China's Top Fighter Jet Maker Is Merged With AVIC Subsidiary, To Become A Shareholding Public Company: Chinese Media
China's top fighter jet maker is merged with AVIC subsidiary, to become a shareholding public company
AVIC Zhonghang Electronic Measuring Instruments Co Ltd, a subsidiary of Aviation Industry Corp of China (AVIC), a state-owned aerospace and defence conglomerate, announced late Wednesday that it would purchase all the equities of AVIC Chengdu Aircraft Industrial Group Co (CAIG), the J-20 stealth fighter jet manufacturer, by issuing shares to AVIC.
The deal is worth 17.44 billion yuan ($2.45 billion), according to the filing that Zhonghang Electronic sent to the Shenzhen Stock Exchange.
Shares of Zhonghang Electronic, a mechanical and industrial engineering company based in Xi'an, capital of Northwest China's Shaanxi Province, soared 20 percent at the opening of trading on Thursday.
CAIG, the top fighter jet maker is expected to get listed on the A-share market via the transaction deal. By tapping the capital market, domestic aerospace equipment sector is expected to embrace rapid development, industry analysts said.
Zhonghang Electronic will become a leader of the A-share military industry sector after the transaction, and the deal is likely to ramp up the valuation of the entire defense sector, TF Securities said.
For CAIG, its market capitalization will reach 200 billion yuan after it goes public through this so-called backdoor listing. The company's net profit is expected to reach 4 billion yuan this year, according to a TF Securities forecast.
Formed in 1958, CAIG develops and produces fighter jets and it has been a key manufacturer of civilian aircraft parts too.
Some of its combat models include the J-5, J-7, J-10, and Xiaolong. The most eye-catching product is the advanced fifth-generation stealth fighter jet J-20. As the world's third fifth-generation stealth fighter that has entered mass production, the J-20 model could represent China's top defense capability.
The firm has also teamed up with AVIC Chengfei Civil Aircraft to develop parts for C919, China's first domestically produced large passenger plane.

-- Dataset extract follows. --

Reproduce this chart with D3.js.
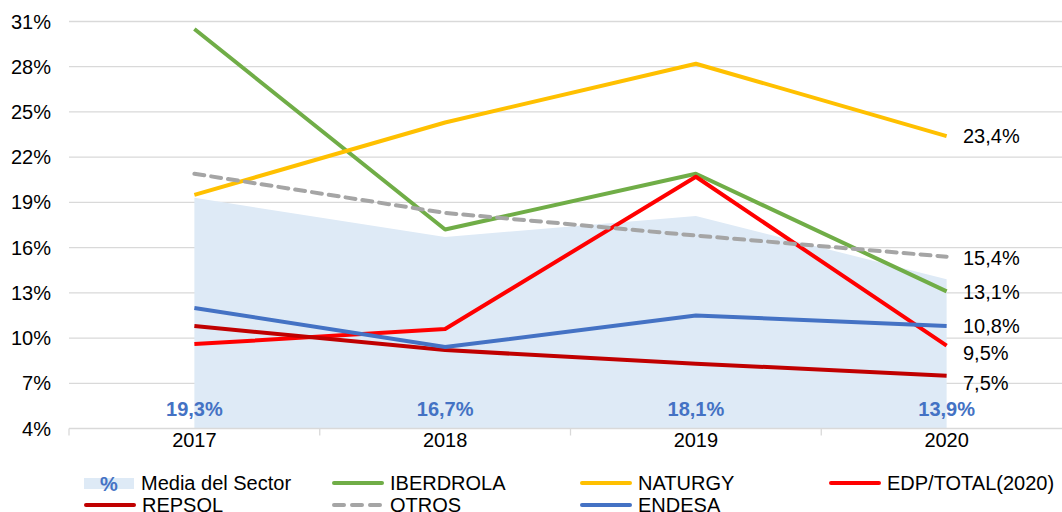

Pan Helin, a research fellow with the International Business School, Zhejiang University, told the Global Times on Thursday that this acquisition through shares-buying is of great significance for CAIG as it will embrace the share-holding operating system. "In the future, its stock value will be revalued in the stock market, and it will also obtain a financing channel, which will broaden the prospects for its future development."
In addition, the firm could help build up a large aircraft manufacturing sector on the A-share market after the backdoor listing by strengthening synergy with its peers, jointly contributing to the consolidation of China's domestic aircraft industrial chain, according to Pan.
The acquisition is just a miniature of AVIC's assets integration moves over recent years.
Last year, AVIC (Chengdu) UAS Co, producer of the Wing Loong unmanned aerial vehicle (UAV), went public on the Shanghai Stock Exchange's sci-tech innovation board.
The government will inject high-quality assets, such as profitable innovation and high-tech related businesses, into listed companies owned by centrally administered state-owned enterprises (SOEs) to further strengthen the content of its three-year action plan (2020-22) for SOEs, and bolster the real economy, the State-owned Assets Supervision and Administration Commission of the State Council, the country's state-asset regulator, said in May last year.
The accelerated pace of SOE reform will boost sentiment across the sector, according to a research note by CITIC Securities.